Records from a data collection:
* start *

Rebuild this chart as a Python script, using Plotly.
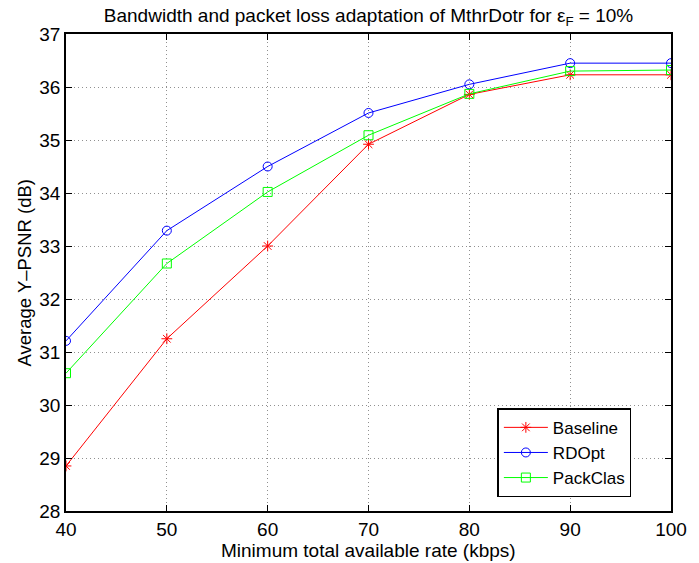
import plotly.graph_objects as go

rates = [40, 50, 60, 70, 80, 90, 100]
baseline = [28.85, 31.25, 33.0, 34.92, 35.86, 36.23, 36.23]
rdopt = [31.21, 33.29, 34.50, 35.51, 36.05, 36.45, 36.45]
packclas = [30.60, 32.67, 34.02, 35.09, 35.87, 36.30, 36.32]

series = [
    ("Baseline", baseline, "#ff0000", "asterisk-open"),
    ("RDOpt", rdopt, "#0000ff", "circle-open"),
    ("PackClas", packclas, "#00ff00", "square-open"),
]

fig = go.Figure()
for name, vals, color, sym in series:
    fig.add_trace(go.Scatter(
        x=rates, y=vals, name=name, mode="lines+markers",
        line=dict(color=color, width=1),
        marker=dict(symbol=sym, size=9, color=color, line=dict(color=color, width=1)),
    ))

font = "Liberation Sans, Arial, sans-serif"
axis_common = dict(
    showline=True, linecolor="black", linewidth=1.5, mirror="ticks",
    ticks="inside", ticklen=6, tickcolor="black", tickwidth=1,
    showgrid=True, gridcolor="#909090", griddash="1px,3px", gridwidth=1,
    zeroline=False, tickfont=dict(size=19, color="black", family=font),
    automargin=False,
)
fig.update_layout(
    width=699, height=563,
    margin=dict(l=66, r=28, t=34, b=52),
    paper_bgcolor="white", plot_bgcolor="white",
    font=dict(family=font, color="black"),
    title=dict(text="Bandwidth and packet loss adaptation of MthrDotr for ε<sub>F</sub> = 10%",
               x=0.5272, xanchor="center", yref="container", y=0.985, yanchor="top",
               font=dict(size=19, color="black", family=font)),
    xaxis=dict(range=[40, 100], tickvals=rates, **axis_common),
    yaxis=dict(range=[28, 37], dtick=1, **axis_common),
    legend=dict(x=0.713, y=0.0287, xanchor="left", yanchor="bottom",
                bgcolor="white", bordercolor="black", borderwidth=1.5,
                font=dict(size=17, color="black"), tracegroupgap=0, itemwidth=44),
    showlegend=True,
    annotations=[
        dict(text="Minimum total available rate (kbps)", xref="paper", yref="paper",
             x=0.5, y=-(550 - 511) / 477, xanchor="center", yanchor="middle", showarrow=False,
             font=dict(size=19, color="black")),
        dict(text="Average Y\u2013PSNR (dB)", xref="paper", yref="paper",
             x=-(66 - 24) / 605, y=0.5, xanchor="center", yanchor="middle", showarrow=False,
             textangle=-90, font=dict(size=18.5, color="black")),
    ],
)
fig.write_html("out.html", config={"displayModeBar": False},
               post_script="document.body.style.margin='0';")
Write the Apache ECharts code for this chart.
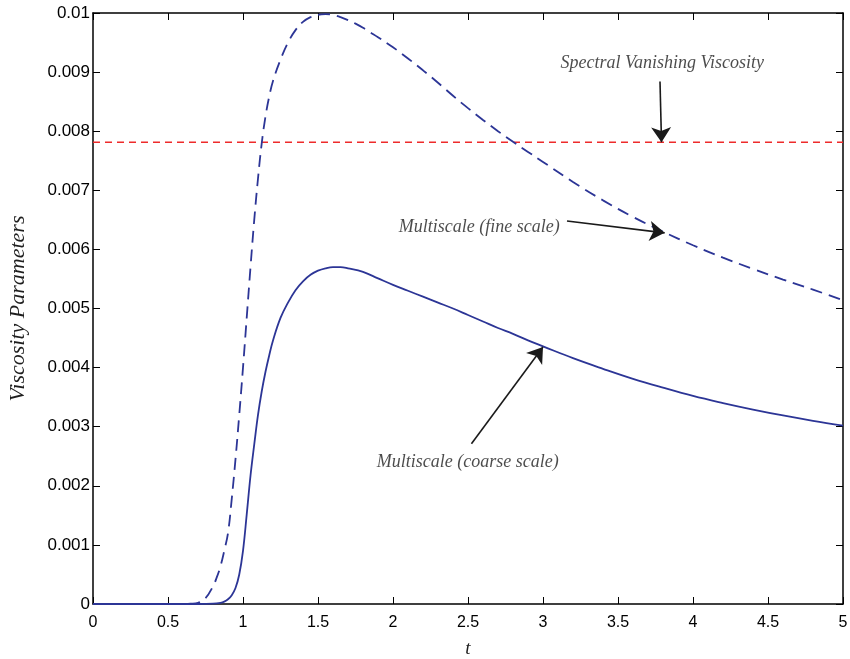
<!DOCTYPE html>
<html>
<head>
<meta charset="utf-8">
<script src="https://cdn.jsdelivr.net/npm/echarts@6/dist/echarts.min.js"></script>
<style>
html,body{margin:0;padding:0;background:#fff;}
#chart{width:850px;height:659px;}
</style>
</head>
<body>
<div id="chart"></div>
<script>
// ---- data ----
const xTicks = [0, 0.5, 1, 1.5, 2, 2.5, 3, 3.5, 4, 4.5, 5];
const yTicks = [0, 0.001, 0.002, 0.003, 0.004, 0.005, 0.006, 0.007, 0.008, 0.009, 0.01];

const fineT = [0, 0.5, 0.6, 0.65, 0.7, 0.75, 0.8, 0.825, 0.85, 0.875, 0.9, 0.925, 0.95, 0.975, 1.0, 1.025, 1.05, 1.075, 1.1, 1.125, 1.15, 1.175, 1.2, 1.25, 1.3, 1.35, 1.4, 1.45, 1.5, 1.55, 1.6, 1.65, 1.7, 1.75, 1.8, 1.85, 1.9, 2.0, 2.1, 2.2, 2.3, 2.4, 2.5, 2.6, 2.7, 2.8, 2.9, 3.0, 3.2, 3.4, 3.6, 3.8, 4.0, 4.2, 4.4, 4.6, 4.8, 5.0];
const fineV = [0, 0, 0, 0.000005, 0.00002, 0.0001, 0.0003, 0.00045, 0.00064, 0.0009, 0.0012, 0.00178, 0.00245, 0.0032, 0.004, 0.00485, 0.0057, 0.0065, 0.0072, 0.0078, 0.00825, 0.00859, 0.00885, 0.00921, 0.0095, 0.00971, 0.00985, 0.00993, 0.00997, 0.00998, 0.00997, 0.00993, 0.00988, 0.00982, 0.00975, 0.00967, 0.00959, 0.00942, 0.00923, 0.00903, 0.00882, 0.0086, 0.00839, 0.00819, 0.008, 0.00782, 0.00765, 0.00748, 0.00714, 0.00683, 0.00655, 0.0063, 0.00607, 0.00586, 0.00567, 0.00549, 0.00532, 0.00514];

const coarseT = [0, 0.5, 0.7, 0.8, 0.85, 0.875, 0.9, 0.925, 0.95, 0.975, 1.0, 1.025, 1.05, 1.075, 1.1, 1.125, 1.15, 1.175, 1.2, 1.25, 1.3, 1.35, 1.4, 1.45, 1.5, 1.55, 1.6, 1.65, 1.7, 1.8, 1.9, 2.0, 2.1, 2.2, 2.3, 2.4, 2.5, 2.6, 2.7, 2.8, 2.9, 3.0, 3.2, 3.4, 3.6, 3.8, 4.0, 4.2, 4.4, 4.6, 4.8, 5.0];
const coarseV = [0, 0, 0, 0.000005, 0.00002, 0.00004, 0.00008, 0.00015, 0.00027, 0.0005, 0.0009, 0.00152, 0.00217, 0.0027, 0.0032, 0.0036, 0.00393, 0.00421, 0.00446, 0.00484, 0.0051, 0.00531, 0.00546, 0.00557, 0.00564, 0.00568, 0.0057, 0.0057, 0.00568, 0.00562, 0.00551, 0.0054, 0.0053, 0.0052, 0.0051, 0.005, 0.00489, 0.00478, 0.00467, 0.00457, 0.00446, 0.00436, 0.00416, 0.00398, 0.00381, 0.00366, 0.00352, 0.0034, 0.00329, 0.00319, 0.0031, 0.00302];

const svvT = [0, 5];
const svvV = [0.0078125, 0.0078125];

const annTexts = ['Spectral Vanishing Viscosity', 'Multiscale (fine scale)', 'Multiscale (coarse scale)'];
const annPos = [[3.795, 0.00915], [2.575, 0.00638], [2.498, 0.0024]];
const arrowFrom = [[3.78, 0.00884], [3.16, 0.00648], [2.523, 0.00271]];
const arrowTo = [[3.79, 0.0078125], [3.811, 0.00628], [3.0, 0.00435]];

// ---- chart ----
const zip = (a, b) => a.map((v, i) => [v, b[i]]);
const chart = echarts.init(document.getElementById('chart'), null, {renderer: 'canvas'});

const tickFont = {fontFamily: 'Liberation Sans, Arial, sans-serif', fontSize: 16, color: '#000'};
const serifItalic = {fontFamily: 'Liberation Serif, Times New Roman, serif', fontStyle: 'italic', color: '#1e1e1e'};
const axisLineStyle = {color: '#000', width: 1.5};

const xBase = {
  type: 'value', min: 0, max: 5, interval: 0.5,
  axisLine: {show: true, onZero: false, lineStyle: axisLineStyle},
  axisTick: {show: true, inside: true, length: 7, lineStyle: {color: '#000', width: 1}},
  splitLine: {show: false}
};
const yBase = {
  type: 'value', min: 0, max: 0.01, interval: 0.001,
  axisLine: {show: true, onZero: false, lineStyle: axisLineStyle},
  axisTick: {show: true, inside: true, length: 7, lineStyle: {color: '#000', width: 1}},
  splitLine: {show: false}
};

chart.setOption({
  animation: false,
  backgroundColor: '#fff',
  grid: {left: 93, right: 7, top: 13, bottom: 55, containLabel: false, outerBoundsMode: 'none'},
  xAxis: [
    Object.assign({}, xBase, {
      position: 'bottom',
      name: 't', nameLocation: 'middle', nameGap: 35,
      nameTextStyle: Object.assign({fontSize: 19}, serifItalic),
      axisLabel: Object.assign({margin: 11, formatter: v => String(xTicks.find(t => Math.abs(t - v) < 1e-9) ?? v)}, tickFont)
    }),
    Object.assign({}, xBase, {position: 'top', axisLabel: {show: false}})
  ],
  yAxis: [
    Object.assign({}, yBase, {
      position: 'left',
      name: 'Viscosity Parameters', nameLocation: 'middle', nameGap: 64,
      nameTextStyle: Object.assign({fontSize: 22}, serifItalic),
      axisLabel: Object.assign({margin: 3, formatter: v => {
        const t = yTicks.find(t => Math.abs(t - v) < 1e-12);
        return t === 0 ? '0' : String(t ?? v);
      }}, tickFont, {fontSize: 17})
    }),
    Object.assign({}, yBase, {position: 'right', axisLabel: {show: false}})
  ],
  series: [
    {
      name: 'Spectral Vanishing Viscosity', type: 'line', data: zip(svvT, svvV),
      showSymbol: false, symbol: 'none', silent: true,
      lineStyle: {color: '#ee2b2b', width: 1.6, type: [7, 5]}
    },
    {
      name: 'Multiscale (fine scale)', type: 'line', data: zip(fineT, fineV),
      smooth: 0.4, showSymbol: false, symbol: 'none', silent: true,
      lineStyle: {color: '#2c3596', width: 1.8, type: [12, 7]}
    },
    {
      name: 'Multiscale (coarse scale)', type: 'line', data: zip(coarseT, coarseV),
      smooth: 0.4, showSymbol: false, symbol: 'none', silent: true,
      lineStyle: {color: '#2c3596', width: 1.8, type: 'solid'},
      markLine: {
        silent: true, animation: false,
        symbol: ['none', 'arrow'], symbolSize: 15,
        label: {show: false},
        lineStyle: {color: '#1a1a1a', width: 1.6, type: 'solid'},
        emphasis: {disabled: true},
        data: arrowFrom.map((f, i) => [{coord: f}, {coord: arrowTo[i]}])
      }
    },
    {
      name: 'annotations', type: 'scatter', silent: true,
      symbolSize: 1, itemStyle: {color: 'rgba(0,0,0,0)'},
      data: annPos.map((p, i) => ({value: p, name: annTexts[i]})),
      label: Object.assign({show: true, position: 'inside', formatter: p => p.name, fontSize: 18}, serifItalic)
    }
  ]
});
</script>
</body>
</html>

* end *

## [TASK INSTRUCTIONS]
From the records above, pick out and copy each line holding the word "this".

## [ANSWER TO THE PROBLEM]
Rebuild this chart as a Python script, using Plotly.
Write the Apache ECharts code for this chart.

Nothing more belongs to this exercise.